Universal DH I think will be. If it’s not next year, I think it will be shortly. Personally, I think fans would rather watch a DH hit than a pitcher hit. I don’t think fans, as a whole, in the future and the direction the game is going, appreciate the nuances [of pitcher’s hitting] as much as they appreciate the highlights and clickable moments, so to speak, and I think that’s the direction the game is going. I think that’s the direction the rules are going to have to go to keep fans engaged.

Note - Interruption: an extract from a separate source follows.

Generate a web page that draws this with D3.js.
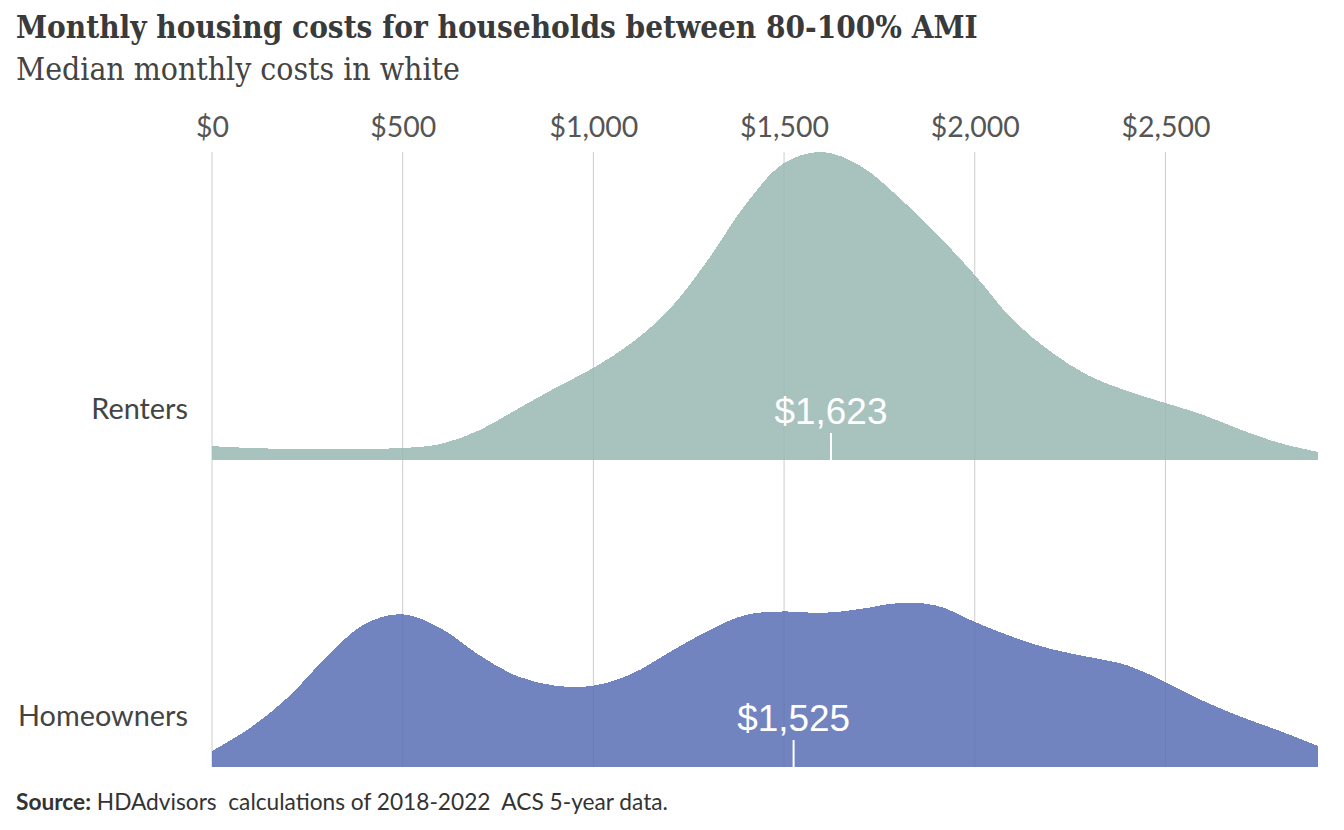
<!DOCTYPE html>
<html>
<head>
<meta charset="utf-8">
<script src="https://cdn.jsdelivr.net/npm/d3@7/dist/d3.min.js"></script>
<style>
  html, body { margin: 0; padding: 0; background: #fff; }
  svg { display: block; }
</style>
</head>
<body>
<svg id="chart" width="1344" height="830"></svg>
<script>
// ---- data ----
const groups = ["Renters", "Homeowners"];
const costs = [0,100,200,300,400,500,600,700,800,900,1000,1100,1200,1300,1400,1500,
               1600,1700,1800,1900,2000,2100,2200,2300,2400,2500,2600,2700,2800,2900];
// relative density (renters peak = 100)
const renters = [4.5,3.9,3.6,3.6,3.6,3.9,5.2,9.6,16.5,23.4,29.9,38.0,49.0,64.9,83.1,96.4,
                 100,95.5,85.4,73.4,60.1,45.5,35.1,27.3,22.4,18.5,14.6,9.7,5.5,2.6];
const homeowners = [5.2,12.7,22.7,35.7,46.4,49.6,45.0,36.4,29.5,26.4,26.4,30.2,37.3,44.2,49.4,50.5,
                    50.0,51.3,53.2,52.4,47.1,42.2,38.3,35.7,33.0,27.6,21.4,16.2,11.7,6.8];
const medians = [1623, 1525];
const tickValues = [0, 500, 1000, 1500, 2000, 2500];
const colors = ["#99b7b3", "#596fb4"];

const title = "Monthly housing costs for households between 80-100% AMI";
const subtitle = "Median monthly costs in white";
const sourceBold = "Source:";
const sourceText = " HDAdvisors  calculations of 2018-2022  ACS 5-year data.";

// ---- layout ----
const svg = d3.select("#chart");
const x = d3.scaleLinear().domain([0, 2900]).range([212, 1318]);
const base = d3.scalePoint().domain(groups).range([460, 767]);
const h = d3.scaleLinear().domain([0, 100]).range([0, 308]);

function fit(sel, target) {
  const node = sel.node();
  const fs = parseFloat(sel.attr("font-size"));
  const w = node.getComputedTextLength();
  const nfs = fs * target / w;
  sel.attr("font-size", nfs.toFixed(2));
  return nfs;
}

// title & subtitle
const t = svg.append("text").attr("x", 16).attr("y", 38)
  .attr("font-family", "'DejaVu Serif Condensed', 'DejaVu Serif', serif")
  .attr("font-weight", "bold").attr("font-size", 28).attr("fill", "#383a3c").text(title);
fit(t, 962);
const st = svg.append("text").attr("x", 16).attr("y", 80)
  .attr("font-family", "'DejaVu Serif Condensed', 'DejaVu Serif', serif")
  .attr("font-size", 26).attr("fill", "#444").text(subtitle);
fit(st, 444);

// gridlines
svg.append("g").selectAll("line").data(tickValues).join("line")
  .attr("x1", d => x(d)).attr("x2", d => x(d))
  .attr("y1", 152).attr("y2", 767)
  .attr("stroke", "#cccccc").attr("stroke-width", 1);

// axis labels
const axis = d3.axisTop(x).tickValues(tickValues).tickSize(0)
  .tickFormat(d => "$" + d3.format(",")(d));
const ag = svg.append("g").attr("transform", "translate(0,140)").call(axis);
ag.select(".domain").remove();
ag.selectAll("text").attr("font-family", "Lato, sans-serif").attr("font-size", 26)
  .attr("fill", "#555").attr("dy", 0);
const t1000 = ag.selectAll("text").filter(d => d === 1000);
const tfs = fit(t1000, 89);
ag.selectAll("text").attr("font-size", tfs.toFixed(2));

// areas
const series = [renters, homeowners];
let labelFs = null, medFs = null;
const labels = [];
groups.forEach((g, i) => {
  const b = base(g);
  const pts = costs.map((c, j) => [c, series[i][j]]);
  const area = d3.area().x(d => x(d[0])).y0(b).y1(d => b - h(d[1]))
    .curve(d3.curveCatmullRom.alpha(0.5));
  svg.append("path").datum(pts).attr("d", area)
    .attr("fill", colors[i]).attr("fill-opacity", 0.85)
    .attr("shape-rendering", "crispEdges");

  // group label
  const gl = svg.append("text").attr("x", 188).attr("y", b - 41).attr("text-anchor", "end")
    .attr("font-family", "Lato, sans-serif").attr("font-size", 26).attr("fill", "#444")
    .text(g);
  labels.push(gl);
  if (i === 1) labelFs = fit(gl, 170);

  // median
  const mx = x(medians[i]);
  svg.append("line").attr("x1", mx).attr("x2", mx).attr("y1", b - 27).attr("y2", b)
    .attr("stroke", "#fff").attr("stroke-width", 2);
  const mt = svg.append("text").attr("x", mx).attr("y", b - 36).attr("text-anchor", "middle")
    .attr("font-family", "'Liberation Sans', Arial, sans-serif").attr("font-size", 33)
    .attr("fill", "#fff").text("$" + d3.format(",")(medians[i]));
  if (i === 0) medFs = fit(mt, 113); else mt.attr("font-size", medFs.toFixed(2));
});
labels.forEach(l => l.attr("font-size", labelFs.toFixed(2)));

// source
const src = svg.append("text").attr("x", 16).attr("y", 810)
  .attr("font-family", "Lato, sans-serif").attr("font-size", 19).attr("fill", "#333")
  .attr("xml:space", "preserve").style("white-space", "pre");
src.append("tspan").attr("font-weight", "bold").text(sourceBold);
src.append("tspan").text(sourceText);
fit(src, 652);
</script>
</body>
</html>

If you’re dealing in Game 6 of the World Series and your manager comes out to get you after you just let up your second hit of the game and its only the 6th inning— like Kevin Cash did to Blake Snell—how are you reacting?
Blake handled it a lot better than I probably would have. It’s impossible to say in that situation, without being in it and tied up in the emotion of it and things like that. I was surprised by it, although I wasn’t surprised because it’s the Rays. I want to pitch. I always feel like I’m the best option. That’s not an indictment of my teammates, the manager, the team, or anything like that. As a competitor you have to feel that way because every time you take the ball you have to have that confidence to think you’re the best guy to get the job done. Tough situation. Didn’t work out in their favor, although it would probably work out in their favor more often than not during the course of a season.

Talk about what’s going down with Lids since you’re the first baseball player to partner with the brand. What creative things are you guys cooking up?
I take a lot of pride in growing my brand and connecting with young fans and with the reach that Lids has, with 1,200-plus locations and the amount of merchandise they sell gives me a large opportunity to reach out to fans and keep connecting and trying to grow the game of baseball. Lids has been a partner in that pursuit for a long time. I’ve been a fan and customer my entire life. It’s a big honor. I look forward to the possibilities with it.

I’m always one to have some fun, interesting ideas during the season. I’m excited for the creative opportunity to branch out and get into Lids stores and stuff like that. There will be some content coming out, and obviously I’m a big content guy. It’s going to be an exciting collab. I’m really looking forward to it. I probably have 10 times more ideas than what actually ends up becoming public so I’m excited to have other creative people kind of thinking along with me on ways we can get this into the hands of the fans. Because ultimately that’s what it’s about: connecting with the fans and finding something they like and something I like.